> Exercise
Gather from the listing below each line that includes the word "chart", and copy it.

* begin Information shown *

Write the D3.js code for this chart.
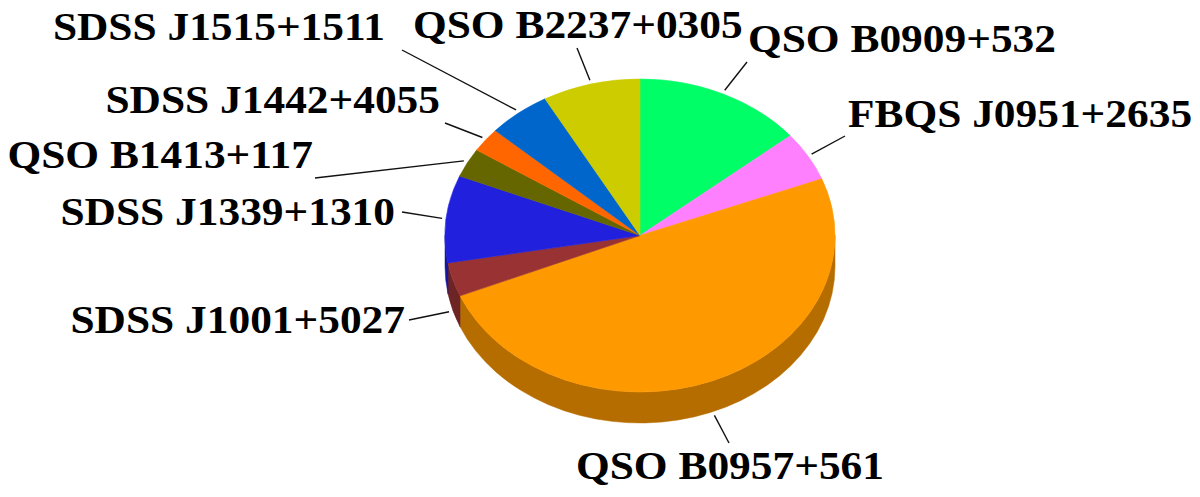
<!DOCTYPE html>
<html>
<head>
<meta charset="utf-8">
<script src="https://cdn.jsdelivr.net/npm/d3@7/dist/d3.min.js"></script>
<style>
  html, body { margin: 0; padding: 0; background: #fff; }
  svg { display: block; }
  text { font-family: "Liberation Serif", "Times New Roman", serif; font-weight: bold; }
</style>
</head>
<body>
<svg id="chart" width="1200" height="497"></svg>
<script>
// ---- data ----
const categories = ["QSO B0909+532", "FBQS J0951+2635", "QSO B0957+561", "SDSS J1001+5027",
  "SDSS J1339+1310", "QSO B1413+117", "SDSS J1442+4055", "SDSS J1515+1511", "QSO B2237+0305"];
const values = [14.0, 5.1, 49.6, 3.5, 9.0, 3.0, 2.5, 5.2, 8.1];
const colors = ["#00ff66", "#ff80ff", "#ff9900", "#993333", "#2020dd", "#666600", "#ff6600", "#0066cc", "#cccc00"];

// ---- label layout (positions of text and leader-line outer ends) ----
const labelX      = [748, 848, 576, 405, 395, 313, 440, 385, 413];
const labelY      = [52, 127, 479, 333, 225, 168, 113, 40, 38];
const labelAnchor = ["start", "start", "start", "end", "end", "end", "end", "end", "start"];
const lineEndX    = [747, 845, 729, 409, 402, 315, 445, 402, 577];
const lineEndY    = [62, 136, 443, 320, 212, 178, 123, 50, 48];

// ---- geometry ----
const cx = 640, cy = 235.5, rx = 195, ry = 156.5, depth = 31;
const svg = d3.select("#chart");

const pie = d3.pie().sort(null).value(d => d.v);
const arcs = pie(categories.map((c, i) => ({ c, v: values[i], col: colors[i], i })));

const P = (t, ex = 0, ey = 0) => [cx + (rx + ex) * Math.sin(t), cy - (ry + ey) * Math.cos(t)];

function topPath(a) {
  const s = P(a.startAngle), e = P(a.endAngle);
  const large = (a.endAngle - a.startAngle) > Math.PI ? 1 : 0;
  return `M${cx},${cy}L${s[0]},${s[1]}A${rx},${ry} 0 ${large} 1 ${e[0]},${e[1]}Z`;
}
function sidePath(s0, e0) {
  const s = P(s0), e = P(e0);
  const large = (e0 - s0) > Math.PI ? 1 : 0;
  return `M${s[0]},${s[1]}A${rx},${ry} 0 ${large} 1 ${e[0]},${e[1]}` +
         `L${e[0]},${e[1] + depth}A${rx},${ry} 0 ${large} 0 ${s[0]},${s[1] + depth}Z`;
}

// sides (only the front half, angles between PI/2 and 3PI/2)
const gSide = svg.append("g");
arcs.forEach(a => {
  const s0 = Math.max(a.startAngle, Math.PI / 2), e0 = Math.min(a.endAngle, 3 * Math.PI / 2);
  if (e0 > s0) {
    const col = d3.color(a.data.col).darker(0.95);
    gSide.append("path").attr("d", sidePath(s0, e0)).attr("fill", col).attr("stroke", col).attr("stroke-width", 0.5);
  }
});

// tops
svg.append("g").selectAll("path").data(arcs).join("path")
  .attr("d", topPath)
  .attr("fill", d => d.data.col)
  .attr("stroke", d => d.data.col)
  .attr("stroke-width", 0.6);

// leader lines
const gLines = svg.append("g");
arcs.forEach((a, i) => {
  const m = (a.startAngle + a.endAngle) / 2;
  const p = P(m, 4, 4);
  const front = m > Math.PI / 2 && m < 3 * Math.PI / 2;
  gLines.append("line")
    .attr("x1", p[0]).attr("y1", p[1] + (front ? depth : 0))
    .attr("x2", lineEndX[i]).attr("y2", lineEndY[i])
    .attr("stroke", "#111").attr("stroke-width", 1.4);
});

// labels
svg.append("g").selectAll("text").data(categories).join("text")
  .attr("transform", (d, i) => `translate(${labelX[i]},${labelY[i]}) scale(1.085,1)`)
  .attr("text-anchor", (d, i) => labelAnchor[i])
  .attr("font-size", 40)
  .attr("fill", "#000")
  .text(d => d);
</script>
</body>
</html>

* end Information shown *

> Output of the exercise
Write the D3.js code for this chart.
<svg id="chart" width="1200" height="497"></svg>
const svg = d3.select("#chart");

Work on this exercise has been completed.